> _RAW DATA_
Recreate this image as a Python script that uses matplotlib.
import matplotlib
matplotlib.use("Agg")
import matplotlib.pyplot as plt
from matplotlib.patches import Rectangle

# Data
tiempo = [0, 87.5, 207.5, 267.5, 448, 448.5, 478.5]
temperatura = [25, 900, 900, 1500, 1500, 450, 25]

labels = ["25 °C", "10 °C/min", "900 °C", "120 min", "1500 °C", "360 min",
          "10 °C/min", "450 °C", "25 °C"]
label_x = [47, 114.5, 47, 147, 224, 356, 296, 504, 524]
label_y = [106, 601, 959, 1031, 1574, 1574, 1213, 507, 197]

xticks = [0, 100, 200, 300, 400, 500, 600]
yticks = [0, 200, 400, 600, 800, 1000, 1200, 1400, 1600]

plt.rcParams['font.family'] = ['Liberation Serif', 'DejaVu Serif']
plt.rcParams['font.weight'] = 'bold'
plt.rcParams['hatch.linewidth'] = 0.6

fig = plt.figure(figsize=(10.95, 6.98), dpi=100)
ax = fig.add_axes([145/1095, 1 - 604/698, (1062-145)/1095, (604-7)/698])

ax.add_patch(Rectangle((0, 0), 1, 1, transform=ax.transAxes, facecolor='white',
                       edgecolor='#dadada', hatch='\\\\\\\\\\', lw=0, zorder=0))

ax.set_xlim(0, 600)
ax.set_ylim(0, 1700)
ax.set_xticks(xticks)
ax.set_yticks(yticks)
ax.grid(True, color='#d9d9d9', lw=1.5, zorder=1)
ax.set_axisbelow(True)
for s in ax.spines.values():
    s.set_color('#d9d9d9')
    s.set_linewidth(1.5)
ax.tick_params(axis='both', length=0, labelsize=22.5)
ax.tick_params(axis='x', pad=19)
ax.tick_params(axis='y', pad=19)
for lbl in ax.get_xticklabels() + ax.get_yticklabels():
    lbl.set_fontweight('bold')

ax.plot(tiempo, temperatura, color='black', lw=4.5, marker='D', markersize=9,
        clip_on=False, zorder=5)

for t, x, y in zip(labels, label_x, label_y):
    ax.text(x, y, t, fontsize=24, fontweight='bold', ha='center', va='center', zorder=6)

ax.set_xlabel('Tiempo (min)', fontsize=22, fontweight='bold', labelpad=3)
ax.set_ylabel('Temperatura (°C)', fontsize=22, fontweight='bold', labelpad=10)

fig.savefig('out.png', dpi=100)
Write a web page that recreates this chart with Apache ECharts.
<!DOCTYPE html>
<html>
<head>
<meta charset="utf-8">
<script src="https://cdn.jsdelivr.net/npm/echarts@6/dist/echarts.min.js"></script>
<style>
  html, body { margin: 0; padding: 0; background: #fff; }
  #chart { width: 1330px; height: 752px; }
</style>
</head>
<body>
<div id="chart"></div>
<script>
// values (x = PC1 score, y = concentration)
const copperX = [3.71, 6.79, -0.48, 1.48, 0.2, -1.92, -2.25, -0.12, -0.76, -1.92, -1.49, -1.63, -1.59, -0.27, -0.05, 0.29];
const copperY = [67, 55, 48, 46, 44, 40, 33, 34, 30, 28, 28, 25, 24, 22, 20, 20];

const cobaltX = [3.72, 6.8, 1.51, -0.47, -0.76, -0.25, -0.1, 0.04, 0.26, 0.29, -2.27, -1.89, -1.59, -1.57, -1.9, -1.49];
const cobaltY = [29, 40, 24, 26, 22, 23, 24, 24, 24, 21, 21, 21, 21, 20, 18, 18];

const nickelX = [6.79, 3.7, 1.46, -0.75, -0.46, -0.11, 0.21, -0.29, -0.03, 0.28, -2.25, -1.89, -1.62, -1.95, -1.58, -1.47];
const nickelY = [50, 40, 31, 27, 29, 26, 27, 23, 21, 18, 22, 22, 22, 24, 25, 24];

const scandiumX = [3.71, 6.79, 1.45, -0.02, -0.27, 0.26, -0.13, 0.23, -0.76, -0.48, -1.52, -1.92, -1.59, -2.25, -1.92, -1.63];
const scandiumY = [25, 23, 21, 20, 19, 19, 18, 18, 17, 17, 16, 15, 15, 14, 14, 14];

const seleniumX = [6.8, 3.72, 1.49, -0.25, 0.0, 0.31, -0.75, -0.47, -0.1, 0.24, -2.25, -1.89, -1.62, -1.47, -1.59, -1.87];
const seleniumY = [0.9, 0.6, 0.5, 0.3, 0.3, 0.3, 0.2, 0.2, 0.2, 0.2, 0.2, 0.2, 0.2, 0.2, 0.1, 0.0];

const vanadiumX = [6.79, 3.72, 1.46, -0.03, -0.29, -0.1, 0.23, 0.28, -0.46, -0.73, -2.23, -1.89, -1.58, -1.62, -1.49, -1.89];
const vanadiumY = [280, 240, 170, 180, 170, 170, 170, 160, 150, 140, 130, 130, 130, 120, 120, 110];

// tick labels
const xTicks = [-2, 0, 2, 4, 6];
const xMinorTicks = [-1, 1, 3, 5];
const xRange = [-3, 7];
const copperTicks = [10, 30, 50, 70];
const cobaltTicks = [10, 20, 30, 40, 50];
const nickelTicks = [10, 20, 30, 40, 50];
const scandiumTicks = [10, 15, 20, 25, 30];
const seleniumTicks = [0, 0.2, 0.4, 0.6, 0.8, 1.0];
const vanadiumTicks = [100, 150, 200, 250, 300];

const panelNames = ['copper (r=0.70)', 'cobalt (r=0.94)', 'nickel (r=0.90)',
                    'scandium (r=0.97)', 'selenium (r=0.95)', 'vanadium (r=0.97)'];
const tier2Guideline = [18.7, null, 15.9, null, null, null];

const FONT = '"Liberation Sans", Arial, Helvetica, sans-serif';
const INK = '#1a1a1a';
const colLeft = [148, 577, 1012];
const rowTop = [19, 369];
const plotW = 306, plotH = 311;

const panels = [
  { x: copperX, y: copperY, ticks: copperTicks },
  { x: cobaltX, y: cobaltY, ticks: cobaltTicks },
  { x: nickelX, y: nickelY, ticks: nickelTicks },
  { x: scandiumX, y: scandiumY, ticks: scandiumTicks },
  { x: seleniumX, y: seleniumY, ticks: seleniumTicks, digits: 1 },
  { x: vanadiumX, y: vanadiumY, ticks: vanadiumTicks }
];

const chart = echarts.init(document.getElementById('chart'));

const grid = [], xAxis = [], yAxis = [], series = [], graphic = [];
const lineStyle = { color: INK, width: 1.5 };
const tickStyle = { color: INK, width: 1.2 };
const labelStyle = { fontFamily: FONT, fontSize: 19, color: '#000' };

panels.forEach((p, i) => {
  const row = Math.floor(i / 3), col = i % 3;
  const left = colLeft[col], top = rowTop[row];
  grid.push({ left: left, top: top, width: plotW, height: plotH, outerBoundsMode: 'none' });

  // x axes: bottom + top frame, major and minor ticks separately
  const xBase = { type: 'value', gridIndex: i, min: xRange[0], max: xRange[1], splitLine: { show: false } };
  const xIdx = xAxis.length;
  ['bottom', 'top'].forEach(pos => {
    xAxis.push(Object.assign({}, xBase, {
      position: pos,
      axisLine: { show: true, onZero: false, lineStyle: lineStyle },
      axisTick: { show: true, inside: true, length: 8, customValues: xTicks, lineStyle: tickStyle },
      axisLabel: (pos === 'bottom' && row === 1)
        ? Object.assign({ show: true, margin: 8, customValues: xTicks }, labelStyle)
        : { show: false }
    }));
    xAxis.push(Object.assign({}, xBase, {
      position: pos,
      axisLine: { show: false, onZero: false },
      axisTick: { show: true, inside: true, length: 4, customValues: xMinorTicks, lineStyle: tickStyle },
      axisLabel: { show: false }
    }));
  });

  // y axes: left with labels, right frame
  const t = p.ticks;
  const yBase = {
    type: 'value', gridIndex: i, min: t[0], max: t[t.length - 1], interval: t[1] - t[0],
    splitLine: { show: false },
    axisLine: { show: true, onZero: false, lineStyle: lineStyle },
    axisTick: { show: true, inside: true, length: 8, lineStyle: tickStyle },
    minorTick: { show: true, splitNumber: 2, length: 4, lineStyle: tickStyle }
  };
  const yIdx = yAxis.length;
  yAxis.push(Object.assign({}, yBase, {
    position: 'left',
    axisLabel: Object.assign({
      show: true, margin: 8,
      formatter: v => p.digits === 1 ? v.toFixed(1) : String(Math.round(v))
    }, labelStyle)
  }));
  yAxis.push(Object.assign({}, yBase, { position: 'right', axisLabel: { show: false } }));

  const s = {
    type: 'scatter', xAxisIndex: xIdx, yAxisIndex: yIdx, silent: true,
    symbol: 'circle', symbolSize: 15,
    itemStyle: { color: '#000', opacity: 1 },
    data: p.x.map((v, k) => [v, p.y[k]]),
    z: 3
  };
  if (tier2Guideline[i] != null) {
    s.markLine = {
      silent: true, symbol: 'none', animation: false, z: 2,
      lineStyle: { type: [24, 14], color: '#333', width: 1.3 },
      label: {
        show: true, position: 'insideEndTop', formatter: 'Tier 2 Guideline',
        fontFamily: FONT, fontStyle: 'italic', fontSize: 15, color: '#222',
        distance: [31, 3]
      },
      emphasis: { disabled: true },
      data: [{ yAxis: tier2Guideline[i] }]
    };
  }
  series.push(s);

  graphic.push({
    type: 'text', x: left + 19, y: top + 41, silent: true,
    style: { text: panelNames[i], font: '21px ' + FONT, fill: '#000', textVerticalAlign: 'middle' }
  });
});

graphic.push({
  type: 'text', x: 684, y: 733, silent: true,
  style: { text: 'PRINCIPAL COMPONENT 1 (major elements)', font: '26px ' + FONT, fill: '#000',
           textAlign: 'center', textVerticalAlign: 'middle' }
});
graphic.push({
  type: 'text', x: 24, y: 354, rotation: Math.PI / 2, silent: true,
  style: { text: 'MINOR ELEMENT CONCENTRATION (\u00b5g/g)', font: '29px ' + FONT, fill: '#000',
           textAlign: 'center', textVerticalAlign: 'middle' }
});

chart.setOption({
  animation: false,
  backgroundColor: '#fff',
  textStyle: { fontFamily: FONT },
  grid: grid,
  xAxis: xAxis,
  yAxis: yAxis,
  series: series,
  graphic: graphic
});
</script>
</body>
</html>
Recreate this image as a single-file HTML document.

> _SET TASK_
Extract only the lines from the line with "Write a web" through the line with "0.2, 0.1, 0.0];", keeping both end lines exactly as they are.

> _SOLUTION TO THIS TASK_
Write a web page that recreates this chart with Apache ECharts.
<!DOCTYPE html>
<html>
<head>
<meta charset="utf-8">
<script src="https://cdn.jsdelivr.net/npm/echarts@6/dist/echarts.min.js"></script>
<style>
  html, body { margin: 0; padding: 0; background: #fff; }
  #chart { width: 1330px; height: 752px; }
</style>
</head>
<body>
<div id="chart"></div>
<script>
// values (x = PC1 score, y = concentration)
const copperX = [3.71, 6.79, -0.48, 1.48, 0.2, -1.92, -2.25, -0.12, -0.76, -1.92, -1.49, -1.63, -1.59, -0.27, -0.05, 0.29];
const copperY = [67, 55, 48, 46, 44, 40, 33, 34, 30, 28, 28, 25, 24, 22, 20, 20];

const cobaltX = [3.72, 6.8, 1.51, -0.47, -0.76, -0.25, -0.1, 0.04, 0.26, 0.29, -2.27, -1.89, -1.59, -1.57, -1.9, -1.49];
const cobaltY = [29, 40, 24, 26, 22, 23, 24, 24, 24, 21, 21, 21, 21, 20, 18, 18];

const nickelX = [6.79, 3.7, 1.46, -0.75, -0.46, -0.11, 0.21, -0.29, -0.03, 0.28, -2.25, -1.89, -1.62, -1.95, -1.58, -1.47];
const nickelY = [50, 40, 31, 27, 29, 26, 27, 23, 21, 18, 22, 22, 22, 24, 25, 24];

const scandiumX = [3.71, 6.79, 1.45, -0.02, -0.27, 0.26, -0.13, 0.23, -0.76, -0.48, -1.52, -1.92, -1.59, -2.25, -1.92, -1.63];
const scandiumY = [25, 23, 21, 20, 19, 19, 18, 18, 17, 17, 16, 15, 15, 14, 14, 14];

const seleniumX = [6.8, 3.72, 1.49, -0.25, 0.0, 0.31, -0.75, -0.47, -0.1, 0.24, -2.25, -1.89, -1.62, -1.47, -1.59, -1.87];
const seleniumY = [0.9, 0.6, 0.5, 0.3, 0.3, 0.3, 0.2, 0.2, 0.2, 0.2, 0.2, 0.2, 0.2, 0.2, 0.1, 0.0];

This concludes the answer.